— start SOURCE MATERIAL —
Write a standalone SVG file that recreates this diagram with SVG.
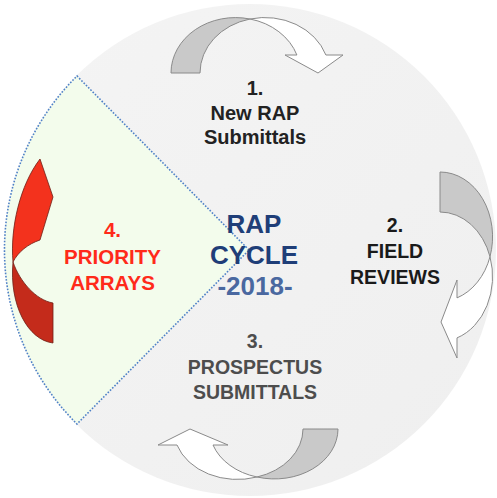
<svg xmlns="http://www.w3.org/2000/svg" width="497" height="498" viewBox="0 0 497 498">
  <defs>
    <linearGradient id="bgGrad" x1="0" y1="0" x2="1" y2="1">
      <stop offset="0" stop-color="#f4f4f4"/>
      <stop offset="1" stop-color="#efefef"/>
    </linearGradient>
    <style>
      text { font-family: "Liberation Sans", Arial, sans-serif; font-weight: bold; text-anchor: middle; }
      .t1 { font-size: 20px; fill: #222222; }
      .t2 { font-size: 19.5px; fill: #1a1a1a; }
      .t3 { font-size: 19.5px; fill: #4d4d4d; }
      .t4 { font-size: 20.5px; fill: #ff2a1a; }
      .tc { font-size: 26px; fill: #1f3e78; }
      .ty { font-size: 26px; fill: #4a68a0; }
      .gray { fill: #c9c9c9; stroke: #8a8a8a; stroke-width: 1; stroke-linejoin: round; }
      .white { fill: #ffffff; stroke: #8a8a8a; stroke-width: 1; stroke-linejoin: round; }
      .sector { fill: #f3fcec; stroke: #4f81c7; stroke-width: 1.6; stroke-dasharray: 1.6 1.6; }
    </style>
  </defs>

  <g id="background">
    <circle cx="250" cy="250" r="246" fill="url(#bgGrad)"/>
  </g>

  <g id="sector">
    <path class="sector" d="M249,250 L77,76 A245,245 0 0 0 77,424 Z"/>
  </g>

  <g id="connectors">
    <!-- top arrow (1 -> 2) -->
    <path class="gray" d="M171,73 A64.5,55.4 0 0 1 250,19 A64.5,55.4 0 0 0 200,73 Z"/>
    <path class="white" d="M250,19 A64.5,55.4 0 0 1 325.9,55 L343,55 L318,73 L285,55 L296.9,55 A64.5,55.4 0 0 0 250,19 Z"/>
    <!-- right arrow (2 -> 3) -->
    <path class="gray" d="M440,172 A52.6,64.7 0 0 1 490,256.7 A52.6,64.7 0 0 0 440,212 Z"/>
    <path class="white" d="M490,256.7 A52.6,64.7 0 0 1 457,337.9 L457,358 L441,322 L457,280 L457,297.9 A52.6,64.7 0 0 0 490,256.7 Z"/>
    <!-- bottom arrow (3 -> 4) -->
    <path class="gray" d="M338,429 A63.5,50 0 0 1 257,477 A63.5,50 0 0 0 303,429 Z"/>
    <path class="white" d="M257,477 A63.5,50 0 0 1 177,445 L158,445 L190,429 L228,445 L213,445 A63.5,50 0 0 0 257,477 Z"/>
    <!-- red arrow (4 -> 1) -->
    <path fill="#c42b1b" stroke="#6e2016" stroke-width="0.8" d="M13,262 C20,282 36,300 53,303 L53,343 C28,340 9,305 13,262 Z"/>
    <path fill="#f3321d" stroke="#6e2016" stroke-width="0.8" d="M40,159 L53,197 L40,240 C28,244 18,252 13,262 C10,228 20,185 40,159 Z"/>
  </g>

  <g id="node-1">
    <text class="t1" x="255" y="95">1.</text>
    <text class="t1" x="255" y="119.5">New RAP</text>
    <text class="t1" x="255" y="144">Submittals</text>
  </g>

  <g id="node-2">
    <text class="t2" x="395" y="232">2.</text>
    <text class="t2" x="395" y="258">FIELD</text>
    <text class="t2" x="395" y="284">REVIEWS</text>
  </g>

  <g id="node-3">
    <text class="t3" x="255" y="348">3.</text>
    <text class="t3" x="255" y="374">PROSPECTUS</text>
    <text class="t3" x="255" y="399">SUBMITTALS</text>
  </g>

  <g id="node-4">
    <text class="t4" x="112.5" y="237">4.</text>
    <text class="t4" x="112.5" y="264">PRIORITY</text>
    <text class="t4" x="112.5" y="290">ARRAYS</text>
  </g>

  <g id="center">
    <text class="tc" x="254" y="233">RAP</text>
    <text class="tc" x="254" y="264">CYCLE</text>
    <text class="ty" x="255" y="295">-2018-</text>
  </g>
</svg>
— end SOURCE MATERIAL —
— start SOURCE MATERIAL —
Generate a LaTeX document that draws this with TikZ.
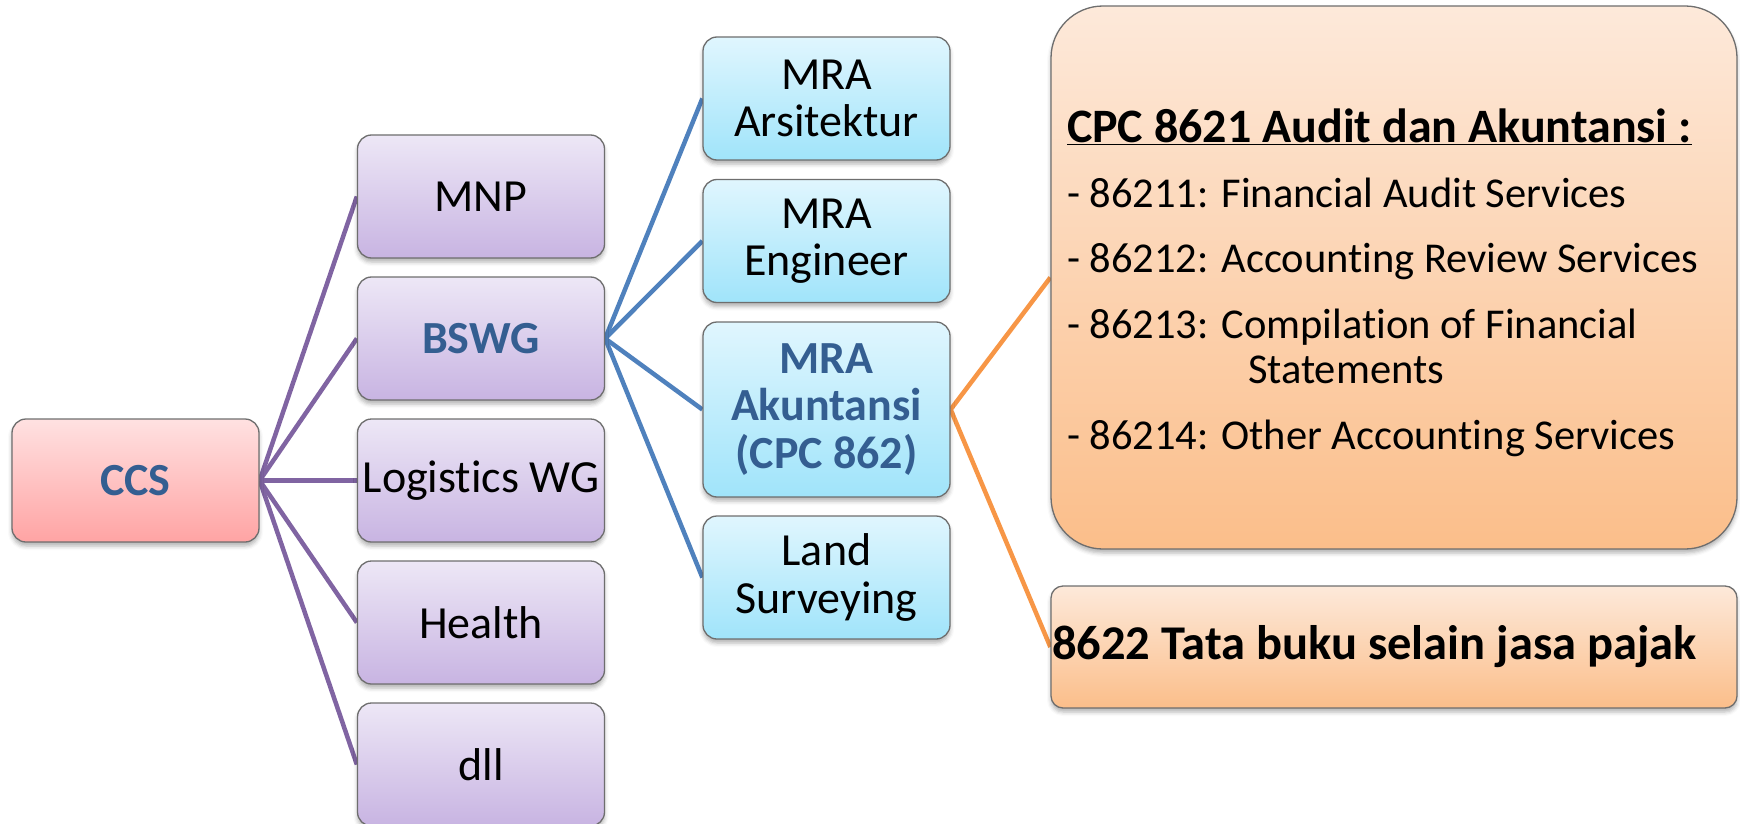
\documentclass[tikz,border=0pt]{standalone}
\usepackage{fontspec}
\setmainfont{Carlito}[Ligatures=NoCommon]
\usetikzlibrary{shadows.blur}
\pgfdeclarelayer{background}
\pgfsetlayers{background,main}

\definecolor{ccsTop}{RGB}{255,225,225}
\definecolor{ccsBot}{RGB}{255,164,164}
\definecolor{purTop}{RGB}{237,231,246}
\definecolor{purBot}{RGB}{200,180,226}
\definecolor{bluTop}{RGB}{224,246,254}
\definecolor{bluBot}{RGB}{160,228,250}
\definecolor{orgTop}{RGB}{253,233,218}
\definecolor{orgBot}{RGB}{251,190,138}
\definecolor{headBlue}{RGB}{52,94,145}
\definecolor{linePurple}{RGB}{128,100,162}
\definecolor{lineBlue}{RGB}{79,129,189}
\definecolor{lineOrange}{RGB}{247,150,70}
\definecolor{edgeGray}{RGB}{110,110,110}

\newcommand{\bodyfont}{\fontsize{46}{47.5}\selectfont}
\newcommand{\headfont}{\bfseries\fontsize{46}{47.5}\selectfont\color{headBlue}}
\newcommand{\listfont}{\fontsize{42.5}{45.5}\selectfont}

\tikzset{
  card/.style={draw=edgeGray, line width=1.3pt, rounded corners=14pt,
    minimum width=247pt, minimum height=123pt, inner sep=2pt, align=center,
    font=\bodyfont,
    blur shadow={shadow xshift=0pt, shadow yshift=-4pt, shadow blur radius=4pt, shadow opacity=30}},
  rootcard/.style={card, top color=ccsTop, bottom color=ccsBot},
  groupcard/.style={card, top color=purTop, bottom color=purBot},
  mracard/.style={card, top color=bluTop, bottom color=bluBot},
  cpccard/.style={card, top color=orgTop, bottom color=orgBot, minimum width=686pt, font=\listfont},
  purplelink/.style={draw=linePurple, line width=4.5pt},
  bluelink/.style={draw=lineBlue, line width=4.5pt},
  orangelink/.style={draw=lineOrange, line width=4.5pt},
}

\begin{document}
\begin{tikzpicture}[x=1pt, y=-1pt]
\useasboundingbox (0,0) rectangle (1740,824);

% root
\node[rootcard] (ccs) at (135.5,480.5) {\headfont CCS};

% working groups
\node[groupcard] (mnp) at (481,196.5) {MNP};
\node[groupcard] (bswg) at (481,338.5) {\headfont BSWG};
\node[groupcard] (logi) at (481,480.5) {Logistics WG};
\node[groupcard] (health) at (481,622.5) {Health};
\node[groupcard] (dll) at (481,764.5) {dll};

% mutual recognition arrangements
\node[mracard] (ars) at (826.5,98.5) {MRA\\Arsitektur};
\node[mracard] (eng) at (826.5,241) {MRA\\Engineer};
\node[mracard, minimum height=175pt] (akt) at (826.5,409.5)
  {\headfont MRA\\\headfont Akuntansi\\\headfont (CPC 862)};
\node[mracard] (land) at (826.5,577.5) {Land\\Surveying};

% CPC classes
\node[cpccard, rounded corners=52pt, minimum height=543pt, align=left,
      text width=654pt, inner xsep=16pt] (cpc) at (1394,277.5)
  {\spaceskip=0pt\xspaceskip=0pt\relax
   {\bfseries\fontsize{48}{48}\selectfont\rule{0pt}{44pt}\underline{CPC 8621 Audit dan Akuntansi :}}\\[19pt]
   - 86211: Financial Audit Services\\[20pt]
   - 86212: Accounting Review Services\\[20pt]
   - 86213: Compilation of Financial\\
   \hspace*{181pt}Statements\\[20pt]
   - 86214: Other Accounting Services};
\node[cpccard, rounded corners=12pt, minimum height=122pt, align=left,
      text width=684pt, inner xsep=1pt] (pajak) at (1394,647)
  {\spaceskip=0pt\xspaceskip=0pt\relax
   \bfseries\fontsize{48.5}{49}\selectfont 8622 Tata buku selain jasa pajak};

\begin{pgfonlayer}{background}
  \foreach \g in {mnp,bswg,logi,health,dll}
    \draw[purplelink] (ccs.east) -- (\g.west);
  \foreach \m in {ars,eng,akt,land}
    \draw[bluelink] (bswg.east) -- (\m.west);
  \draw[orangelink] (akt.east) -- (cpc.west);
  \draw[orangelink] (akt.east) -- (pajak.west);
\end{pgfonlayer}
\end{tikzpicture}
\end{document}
— end SOURCE MATERIAL —
— start SOURCE MATERIAL —
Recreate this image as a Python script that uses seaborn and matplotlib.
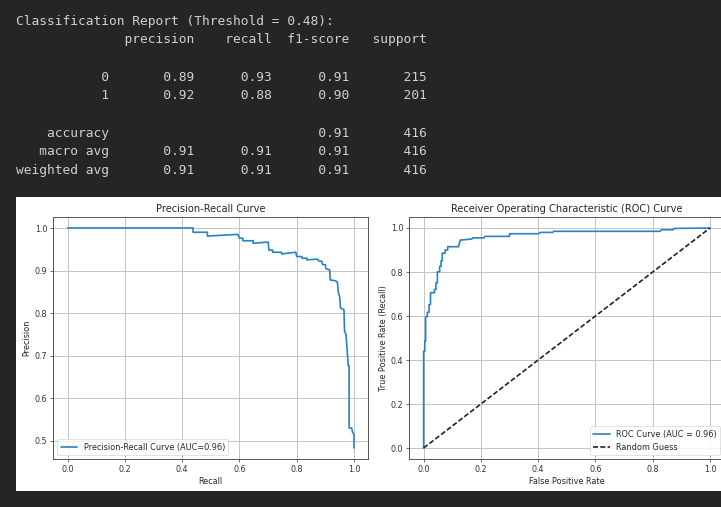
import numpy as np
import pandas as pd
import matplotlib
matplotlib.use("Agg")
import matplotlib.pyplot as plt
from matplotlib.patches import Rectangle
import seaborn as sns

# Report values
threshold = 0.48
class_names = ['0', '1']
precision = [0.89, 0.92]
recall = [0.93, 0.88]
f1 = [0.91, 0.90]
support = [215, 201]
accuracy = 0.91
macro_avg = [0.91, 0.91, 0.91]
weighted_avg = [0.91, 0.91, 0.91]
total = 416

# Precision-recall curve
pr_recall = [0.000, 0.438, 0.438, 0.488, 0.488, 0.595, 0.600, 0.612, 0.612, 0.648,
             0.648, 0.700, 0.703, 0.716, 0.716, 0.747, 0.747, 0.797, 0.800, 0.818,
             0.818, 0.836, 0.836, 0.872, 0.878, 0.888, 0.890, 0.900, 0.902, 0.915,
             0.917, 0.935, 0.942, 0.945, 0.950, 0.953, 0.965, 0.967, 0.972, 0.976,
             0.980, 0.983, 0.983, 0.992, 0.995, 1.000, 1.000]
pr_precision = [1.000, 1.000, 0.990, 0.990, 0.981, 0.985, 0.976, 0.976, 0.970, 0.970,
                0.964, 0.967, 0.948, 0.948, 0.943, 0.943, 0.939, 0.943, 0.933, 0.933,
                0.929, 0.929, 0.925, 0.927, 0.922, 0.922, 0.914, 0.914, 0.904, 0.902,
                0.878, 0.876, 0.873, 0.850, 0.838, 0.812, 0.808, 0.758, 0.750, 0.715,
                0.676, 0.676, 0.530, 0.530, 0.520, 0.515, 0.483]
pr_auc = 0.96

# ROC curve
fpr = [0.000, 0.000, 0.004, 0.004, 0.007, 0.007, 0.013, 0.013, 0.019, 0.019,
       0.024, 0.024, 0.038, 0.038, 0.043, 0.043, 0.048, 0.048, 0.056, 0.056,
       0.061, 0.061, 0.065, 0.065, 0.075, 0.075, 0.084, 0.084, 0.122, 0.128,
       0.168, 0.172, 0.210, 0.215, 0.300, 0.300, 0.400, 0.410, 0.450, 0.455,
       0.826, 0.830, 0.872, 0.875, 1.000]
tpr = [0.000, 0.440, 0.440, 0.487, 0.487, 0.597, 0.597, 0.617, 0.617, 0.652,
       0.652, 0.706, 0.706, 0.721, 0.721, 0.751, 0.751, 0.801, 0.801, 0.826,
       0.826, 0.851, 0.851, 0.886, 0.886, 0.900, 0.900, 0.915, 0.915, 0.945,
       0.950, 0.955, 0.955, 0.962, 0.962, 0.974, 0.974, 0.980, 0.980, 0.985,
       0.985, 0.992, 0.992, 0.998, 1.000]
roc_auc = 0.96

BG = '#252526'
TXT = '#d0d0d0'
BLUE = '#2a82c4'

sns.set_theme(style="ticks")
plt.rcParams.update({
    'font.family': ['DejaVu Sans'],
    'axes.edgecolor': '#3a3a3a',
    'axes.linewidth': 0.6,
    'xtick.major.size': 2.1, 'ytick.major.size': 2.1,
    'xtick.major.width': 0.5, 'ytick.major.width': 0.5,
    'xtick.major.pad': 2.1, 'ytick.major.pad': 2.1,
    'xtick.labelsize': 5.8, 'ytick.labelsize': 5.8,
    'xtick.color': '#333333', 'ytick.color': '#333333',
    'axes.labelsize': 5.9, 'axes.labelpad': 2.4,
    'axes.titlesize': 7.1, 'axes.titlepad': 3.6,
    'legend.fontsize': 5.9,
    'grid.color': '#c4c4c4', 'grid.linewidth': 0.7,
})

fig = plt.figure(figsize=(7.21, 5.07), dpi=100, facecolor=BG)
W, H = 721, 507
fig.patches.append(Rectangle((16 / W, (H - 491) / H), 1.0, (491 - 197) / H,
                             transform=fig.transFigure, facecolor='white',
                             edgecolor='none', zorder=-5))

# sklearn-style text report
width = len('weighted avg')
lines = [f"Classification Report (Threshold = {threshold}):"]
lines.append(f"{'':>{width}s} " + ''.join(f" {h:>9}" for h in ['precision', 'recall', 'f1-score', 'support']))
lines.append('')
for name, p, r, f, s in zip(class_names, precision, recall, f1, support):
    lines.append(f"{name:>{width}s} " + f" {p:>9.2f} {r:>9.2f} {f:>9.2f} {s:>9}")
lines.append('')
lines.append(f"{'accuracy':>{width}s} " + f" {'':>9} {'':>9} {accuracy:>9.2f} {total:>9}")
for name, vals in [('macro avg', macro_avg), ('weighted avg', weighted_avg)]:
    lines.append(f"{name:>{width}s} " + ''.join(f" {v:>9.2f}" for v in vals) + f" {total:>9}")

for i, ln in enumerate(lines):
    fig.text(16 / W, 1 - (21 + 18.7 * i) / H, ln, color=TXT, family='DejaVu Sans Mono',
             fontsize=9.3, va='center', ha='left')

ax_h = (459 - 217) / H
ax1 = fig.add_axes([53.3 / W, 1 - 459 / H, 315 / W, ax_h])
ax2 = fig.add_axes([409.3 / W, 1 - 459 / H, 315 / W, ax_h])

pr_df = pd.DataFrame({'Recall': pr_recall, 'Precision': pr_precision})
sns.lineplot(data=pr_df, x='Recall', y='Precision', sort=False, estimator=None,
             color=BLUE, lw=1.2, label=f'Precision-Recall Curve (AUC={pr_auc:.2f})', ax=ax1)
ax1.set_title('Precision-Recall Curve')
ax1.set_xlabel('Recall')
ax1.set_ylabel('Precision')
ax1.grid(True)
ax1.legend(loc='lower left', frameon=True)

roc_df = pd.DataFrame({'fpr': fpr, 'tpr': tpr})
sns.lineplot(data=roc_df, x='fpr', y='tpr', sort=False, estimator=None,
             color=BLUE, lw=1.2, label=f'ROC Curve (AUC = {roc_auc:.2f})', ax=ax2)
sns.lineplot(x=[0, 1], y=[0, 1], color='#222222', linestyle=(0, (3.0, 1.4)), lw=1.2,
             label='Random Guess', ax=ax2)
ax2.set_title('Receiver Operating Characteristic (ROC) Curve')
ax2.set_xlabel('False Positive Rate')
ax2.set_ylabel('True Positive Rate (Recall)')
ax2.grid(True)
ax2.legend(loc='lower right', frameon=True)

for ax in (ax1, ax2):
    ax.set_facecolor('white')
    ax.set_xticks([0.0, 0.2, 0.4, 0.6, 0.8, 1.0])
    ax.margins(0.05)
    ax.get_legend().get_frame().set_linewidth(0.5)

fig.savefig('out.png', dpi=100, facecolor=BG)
— end SOURCE MATERIAL —
→ REQUEST: Scan the listing above for the word "with" and show each line where it is found.

→ RESPONSE TO THE TASK:
Write a standalone SVG file that recreates this diagram with SVG.
Generate a LaTeX document that draws this with TikZ.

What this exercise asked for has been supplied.